When Skinner proposed this idea to the military, he was met with skepticism. Yet, he received $25,000 to start his work on “Project Pigeon.” The device worked! Operant conditioning trained pigeons to navigate missiles appropriately and hit their targets. Unfortunately, there was one problem. The mission killed the pigeons once the missiles were dropped. It would require a lot of pigeons! The military eventually passed on the project, but prototypes of the cockpit are on display at the American History Museum. Pretty cool, huh?
Examples of Operant Conditioning in Everyday Life
Not every example of operant conditioning has to end in dropping missiles. Nor does it have to happen in a box in a laboratory! You might find that you have used operant conditioning on yourself, a pet, or a child whose behavior changes with rewards and punishments. These examples of operant conditioning will offer a good look into what this process can do for behavior and personality.
Hot Stove: If you put your hand on a hot stove, you’re going to get burned. More importantly, you are very unlikely to put your hand on that hot stove again. Even though no one has made that stove hot as a punishment, the process still works.
Tips: If you make conversation with a passenger while driving for Uber, you might get an extra tip at the end of your ride. That’s certainly a great reward! You are very likely to keep making conversations with passengers as you drive for Uber. The same type of behavior applies to any service worker who gets tips!
Training a Dog: If your dog sits when you say “sit,” you might give him a treat. More importantly, they are very likely to sit when you say, “sit.” (This is a form of variable-ratio reinforcement. Likely, you only give your dog a treat 50-90% of the time they sat. If you gave a dog a treat every time they sat, they probably wouldn’t have room for breakfast or dinner!)

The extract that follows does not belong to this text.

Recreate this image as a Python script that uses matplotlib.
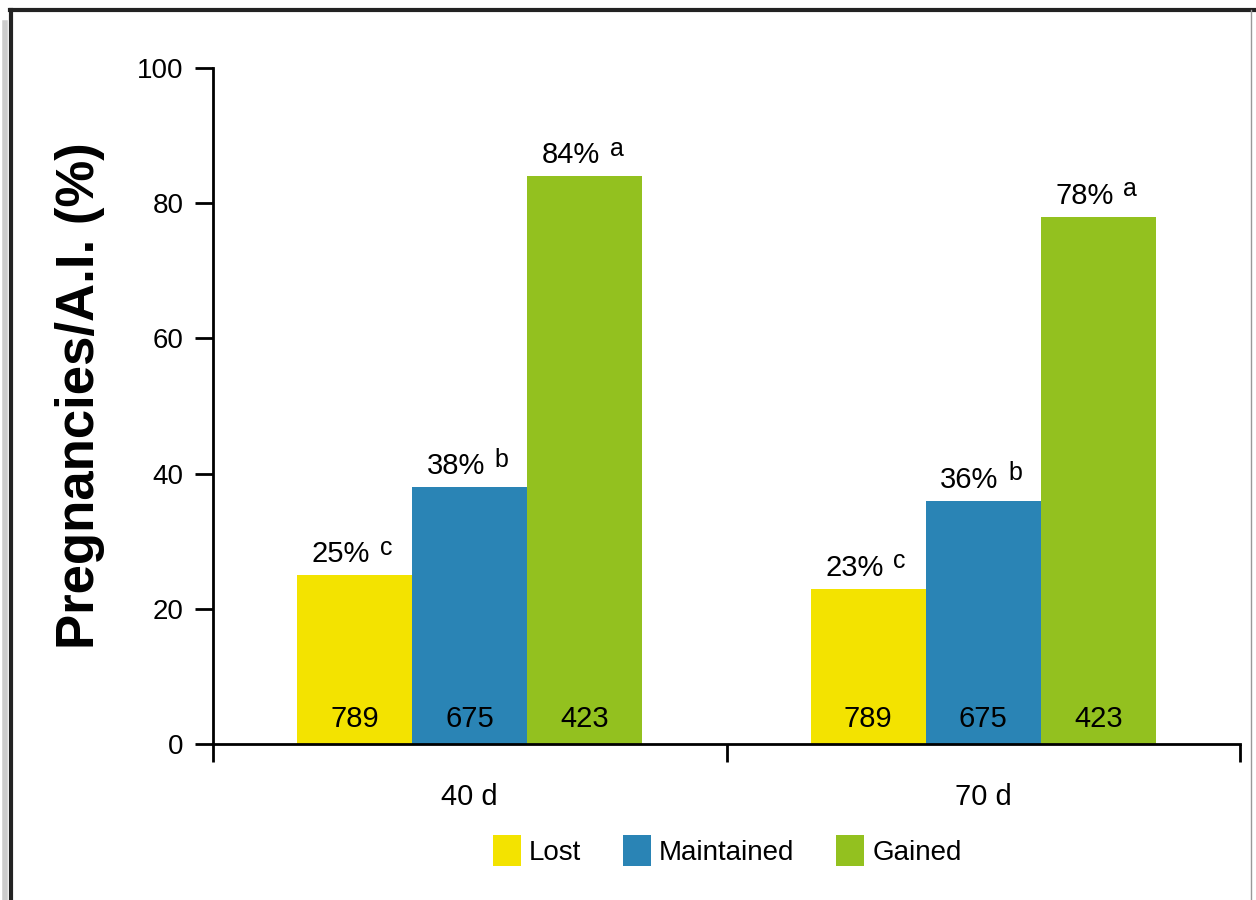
import matplotlib.pyplot as plt
from matplotlib.lines import Line2D

groups = ['40 d', '70 d']
series = ['Lost', 'Maintained', 'Gained']
values = [[25, 23], [38, 36], [84, 78]]
letters = [['c', 'c'], ['b', 'b'], ['a', 'a']]
counts = [789, 675, 423]
colors = ['#f3e300', '#2a84b5', '#93c11f']

plt.rcParams['font.family'] = ['Liberation Sans', 'DejaVu Sans']

fig = plt.figure(figsize=(12.56, 9), dpi=100)
ax = fig.add_axes([0.1696, 0.1733, 0.8177, 0.7511])

width = 0.224
centers = [0.5, 1.5]
for i, name in enumerate(series):
    xs = [c + (i - 1) * width for c in centers]
    ax.bar(xs, values[i], width=width, color=colors[i], label=name)
    for j, x in enumerate(xs):
        v = values[i][j]
        ax.annotate(f'{v}%', (x, v), xytext=(-10, 5), textcoords='offset points',
                    ha='center', va='bottom', fontsize=21)
        ax.annotate(letters[i][j], (x, v), xytext=(18, 11), textcoords='offset points',
                    ha='left', va='bottom', fontsize=18)
        ax.annotate(str(counts[i]), (x, 0), xytext=(0, 8), textcoords='offset points',
                    ha='center', va='bottom', fontsize=21)

ax.set_xlim(0, 2)
ax.set_ylim(0, 100)
ax.set_yticks([0, 20, 40, 60, 80, 100])
ax.set_xticks([0, 1, 2])
ax.set_xticklabels([])
ax.set_xticks(centers, minor=True)
ax.set_xticklabels(groups, minor=True)
ax.tick_params(axis='x', which='major', direction='out', length=13, width=2)
ax.tick_params(axis='x', which='minor', length=0, pad=28, labelsize=21)
ax.tick_params(axis='y', direction='out', length=13, width=2, labelsize=20, pad=8)
for s in ['top', 'right']:
    ax.spines[s].set_visible(False)
for s in ['left', 'bottom']:
    ax.spines[s].set_linewidth(2)
ax.set_ylabel('Pregnancies/A.I. (%)', fontsize=38, fontweight='bold')
ax.yaxis.set_label_coords(-0.1295, 0.516)
ax.yaxis.label.set_va('center')

fig.legend(loc='center', bbox_to_anchor=(0.579, 0.055), ncol=3, frameon=False,
           fontsize=20, handlelength=1.0, handleheight=1.3, handletextpad=0.3,
           columnspacing=1.5)

# page frame
fig.add_artist(Line2D([0.008, 1.0], [0.989, 0.989], color='#222222', lw=3))
fig.add_artist(Line2D([0.009, 0.009], [0.0, 0.989], color='#222222', lw=3))
fig.add_artist(Line2D([0.004, 0.004], [0.0, 0.975], color='#cccccc', lw=4))
fig.add_artist(Line2D([0.996, 0.996], [0.0, 0.989], color='#999999', lw=1))

fig.savefig('out.png')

Operant Conditioning Is Everywhere!
We see operant conditioning training us everywhere, intentionally or unintentionally! Game makers and app developers design their products based on the “rewards” that our brains feel when seeing notifications or checking into the app. Schoolteachers use rewards to control their unruly classes. Dog training doesn’t always look too different from training your child to do their chores. We know why this happens, thanks to experiments like the ones performed in Skinner’s box.